--- Written instruction ---
Read through the data and report every line in which the word "matplotlib" occurs.

========

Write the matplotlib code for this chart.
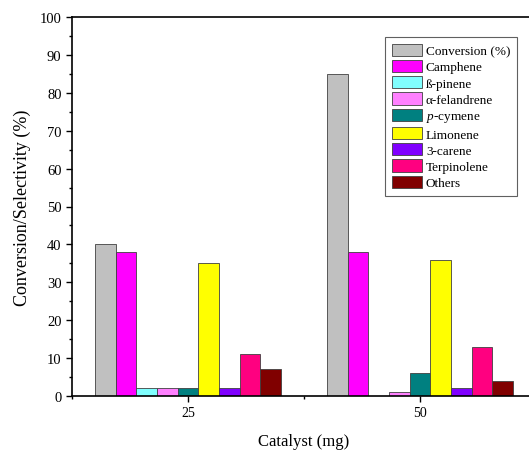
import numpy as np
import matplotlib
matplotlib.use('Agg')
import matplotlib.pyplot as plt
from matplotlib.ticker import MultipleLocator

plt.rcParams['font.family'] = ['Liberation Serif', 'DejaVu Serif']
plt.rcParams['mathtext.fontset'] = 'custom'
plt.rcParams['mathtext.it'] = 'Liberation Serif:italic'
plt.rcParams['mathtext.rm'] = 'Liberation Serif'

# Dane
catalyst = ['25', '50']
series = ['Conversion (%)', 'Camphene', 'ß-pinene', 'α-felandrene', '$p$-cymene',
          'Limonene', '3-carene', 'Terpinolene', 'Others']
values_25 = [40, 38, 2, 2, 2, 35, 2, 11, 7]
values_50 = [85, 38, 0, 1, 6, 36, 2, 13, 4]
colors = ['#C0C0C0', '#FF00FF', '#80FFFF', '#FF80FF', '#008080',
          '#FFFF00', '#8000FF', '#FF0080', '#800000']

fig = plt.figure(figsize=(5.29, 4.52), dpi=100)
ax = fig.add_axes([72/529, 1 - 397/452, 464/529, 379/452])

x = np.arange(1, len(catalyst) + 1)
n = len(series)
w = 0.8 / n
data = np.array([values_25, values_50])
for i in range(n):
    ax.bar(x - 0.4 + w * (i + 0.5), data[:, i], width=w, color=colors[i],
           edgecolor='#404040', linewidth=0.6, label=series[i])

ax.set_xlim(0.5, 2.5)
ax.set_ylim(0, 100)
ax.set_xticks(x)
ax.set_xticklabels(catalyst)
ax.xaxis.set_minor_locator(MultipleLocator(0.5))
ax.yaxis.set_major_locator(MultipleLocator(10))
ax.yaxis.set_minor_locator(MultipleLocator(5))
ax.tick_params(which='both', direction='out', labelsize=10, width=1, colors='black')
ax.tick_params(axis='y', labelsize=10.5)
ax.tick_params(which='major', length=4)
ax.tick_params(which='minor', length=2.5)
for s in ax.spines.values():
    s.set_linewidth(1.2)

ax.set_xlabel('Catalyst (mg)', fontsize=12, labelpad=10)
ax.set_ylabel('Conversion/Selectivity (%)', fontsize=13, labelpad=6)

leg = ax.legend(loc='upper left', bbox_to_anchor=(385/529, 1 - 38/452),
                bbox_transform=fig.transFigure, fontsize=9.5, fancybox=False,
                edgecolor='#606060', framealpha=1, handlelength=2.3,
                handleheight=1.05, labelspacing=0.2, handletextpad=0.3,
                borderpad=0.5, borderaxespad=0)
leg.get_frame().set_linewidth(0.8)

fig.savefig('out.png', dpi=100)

========

--- Exercise response ---
Write the matplotlib code for this chart.
import matplotlib
matplotlib.use('Agg')
import matplotlib.pyplot as plt
from matplotlib.ticker import MultipleLocator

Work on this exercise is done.